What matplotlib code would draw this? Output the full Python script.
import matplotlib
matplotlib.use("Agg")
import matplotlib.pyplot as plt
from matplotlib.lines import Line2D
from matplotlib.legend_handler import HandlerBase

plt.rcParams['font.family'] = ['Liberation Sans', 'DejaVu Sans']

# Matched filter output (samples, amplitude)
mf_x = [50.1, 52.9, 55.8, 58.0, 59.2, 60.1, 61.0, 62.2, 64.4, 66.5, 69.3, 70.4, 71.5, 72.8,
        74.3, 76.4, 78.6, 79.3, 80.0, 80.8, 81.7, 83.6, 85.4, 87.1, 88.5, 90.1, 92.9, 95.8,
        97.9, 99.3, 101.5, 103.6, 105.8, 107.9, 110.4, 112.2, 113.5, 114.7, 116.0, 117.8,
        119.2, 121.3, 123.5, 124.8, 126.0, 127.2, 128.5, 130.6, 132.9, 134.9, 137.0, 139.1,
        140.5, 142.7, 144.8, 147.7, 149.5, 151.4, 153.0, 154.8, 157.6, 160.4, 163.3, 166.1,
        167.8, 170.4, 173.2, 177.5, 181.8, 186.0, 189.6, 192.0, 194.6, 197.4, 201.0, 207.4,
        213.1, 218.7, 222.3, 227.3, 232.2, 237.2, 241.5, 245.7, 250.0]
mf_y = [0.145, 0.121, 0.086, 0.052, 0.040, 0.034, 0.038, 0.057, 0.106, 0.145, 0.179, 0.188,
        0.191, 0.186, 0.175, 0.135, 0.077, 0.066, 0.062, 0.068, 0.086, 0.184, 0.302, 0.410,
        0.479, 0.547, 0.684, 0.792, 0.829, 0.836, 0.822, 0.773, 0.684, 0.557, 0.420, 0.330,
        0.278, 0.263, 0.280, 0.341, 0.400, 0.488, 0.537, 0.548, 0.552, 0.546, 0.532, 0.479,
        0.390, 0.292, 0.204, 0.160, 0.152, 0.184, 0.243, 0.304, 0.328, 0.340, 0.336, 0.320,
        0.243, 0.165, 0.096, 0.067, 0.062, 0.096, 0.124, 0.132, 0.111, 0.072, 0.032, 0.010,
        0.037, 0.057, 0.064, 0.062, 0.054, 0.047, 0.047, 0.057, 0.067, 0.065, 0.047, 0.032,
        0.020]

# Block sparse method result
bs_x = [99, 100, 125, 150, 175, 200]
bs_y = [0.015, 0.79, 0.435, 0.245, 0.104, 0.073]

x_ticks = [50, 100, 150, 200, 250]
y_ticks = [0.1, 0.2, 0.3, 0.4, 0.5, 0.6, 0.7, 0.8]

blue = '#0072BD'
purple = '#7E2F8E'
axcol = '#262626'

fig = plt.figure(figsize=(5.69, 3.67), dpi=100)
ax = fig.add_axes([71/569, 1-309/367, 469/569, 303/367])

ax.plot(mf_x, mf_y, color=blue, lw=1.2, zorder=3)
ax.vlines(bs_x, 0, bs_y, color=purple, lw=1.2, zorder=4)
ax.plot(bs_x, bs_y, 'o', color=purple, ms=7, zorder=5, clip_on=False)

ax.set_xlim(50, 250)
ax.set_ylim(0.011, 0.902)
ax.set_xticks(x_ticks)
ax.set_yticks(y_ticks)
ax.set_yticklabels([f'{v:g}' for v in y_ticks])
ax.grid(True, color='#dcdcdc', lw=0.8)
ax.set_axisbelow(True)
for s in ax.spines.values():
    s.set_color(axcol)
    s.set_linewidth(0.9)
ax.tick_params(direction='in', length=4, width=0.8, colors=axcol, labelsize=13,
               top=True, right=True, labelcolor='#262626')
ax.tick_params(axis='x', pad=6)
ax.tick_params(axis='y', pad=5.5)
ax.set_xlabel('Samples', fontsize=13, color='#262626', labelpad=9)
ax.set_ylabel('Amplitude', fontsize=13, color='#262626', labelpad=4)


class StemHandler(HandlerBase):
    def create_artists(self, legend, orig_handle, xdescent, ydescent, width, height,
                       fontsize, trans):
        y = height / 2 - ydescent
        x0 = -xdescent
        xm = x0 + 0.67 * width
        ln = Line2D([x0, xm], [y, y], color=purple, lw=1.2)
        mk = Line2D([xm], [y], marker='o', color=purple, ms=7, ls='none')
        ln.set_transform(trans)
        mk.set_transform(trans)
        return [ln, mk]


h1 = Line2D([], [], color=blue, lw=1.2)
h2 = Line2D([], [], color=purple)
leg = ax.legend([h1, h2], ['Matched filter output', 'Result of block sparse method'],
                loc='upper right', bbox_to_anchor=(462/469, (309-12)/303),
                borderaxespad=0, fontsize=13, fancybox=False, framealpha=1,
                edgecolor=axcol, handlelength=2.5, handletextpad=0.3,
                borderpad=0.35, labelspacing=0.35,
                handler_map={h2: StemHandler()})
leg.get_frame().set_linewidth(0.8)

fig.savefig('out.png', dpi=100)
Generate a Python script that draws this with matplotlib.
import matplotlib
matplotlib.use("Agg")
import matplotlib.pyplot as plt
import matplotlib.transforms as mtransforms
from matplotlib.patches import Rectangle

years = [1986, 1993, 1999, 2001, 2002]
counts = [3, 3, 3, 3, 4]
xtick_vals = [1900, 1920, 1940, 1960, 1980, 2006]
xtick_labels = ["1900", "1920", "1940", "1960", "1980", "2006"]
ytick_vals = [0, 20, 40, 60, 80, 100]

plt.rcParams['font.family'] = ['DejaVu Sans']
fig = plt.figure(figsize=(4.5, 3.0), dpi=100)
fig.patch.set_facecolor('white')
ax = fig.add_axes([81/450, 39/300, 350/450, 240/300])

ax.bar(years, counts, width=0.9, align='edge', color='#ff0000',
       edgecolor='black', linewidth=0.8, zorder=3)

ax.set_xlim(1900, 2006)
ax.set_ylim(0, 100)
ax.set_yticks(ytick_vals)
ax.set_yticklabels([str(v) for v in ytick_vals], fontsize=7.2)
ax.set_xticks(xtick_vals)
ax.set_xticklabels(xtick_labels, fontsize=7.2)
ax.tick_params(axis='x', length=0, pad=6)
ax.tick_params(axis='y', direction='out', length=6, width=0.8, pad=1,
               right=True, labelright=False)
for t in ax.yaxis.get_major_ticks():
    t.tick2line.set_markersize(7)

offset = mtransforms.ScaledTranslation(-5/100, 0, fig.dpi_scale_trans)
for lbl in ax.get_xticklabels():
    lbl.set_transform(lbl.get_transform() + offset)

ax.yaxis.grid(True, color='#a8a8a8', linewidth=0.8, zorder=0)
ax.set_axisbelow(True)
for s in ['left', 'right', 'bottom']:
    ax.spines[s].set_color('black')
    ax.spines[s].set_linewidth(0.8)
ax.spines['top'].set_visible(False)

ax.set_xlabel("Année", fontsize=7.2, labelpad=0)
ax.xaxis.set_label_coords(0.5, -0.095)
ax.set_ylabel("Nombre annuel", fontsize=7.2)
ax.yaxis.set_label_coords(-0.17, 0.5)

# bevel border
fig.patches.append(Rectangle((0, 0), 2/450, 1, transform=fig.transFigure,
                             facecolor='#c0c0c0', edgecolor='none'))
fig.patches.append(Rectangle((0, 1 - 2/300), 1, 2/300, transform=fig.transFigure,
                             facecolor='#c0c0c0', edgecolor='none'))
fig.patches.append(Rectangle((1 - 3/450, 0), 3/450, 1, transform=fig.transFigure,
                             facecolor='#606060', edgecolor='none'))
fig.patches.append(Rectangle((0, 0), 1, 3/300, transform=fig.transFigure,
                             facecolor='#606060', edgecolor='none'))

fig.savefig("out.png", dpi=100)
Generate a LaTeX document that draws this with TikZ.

== == ==

# DO THIS
Reproduce exactly, and only, the lines from the start of the entries through the one that contains "plt.rcParams['font.family'] = ['Liberation".

# FINAL RESULT
What matplotlib code would draw this? Output the full Python script.
import matplotlib
matplotlib.use("Agg")
import matplotlib.pyplot as plt
from matplotlib.lines import Line2D
from matplotlib.legend_handler import HandlerBase

plt.rcParams['font.family'] = ['Liberation Sans', 'DejaVu Sans']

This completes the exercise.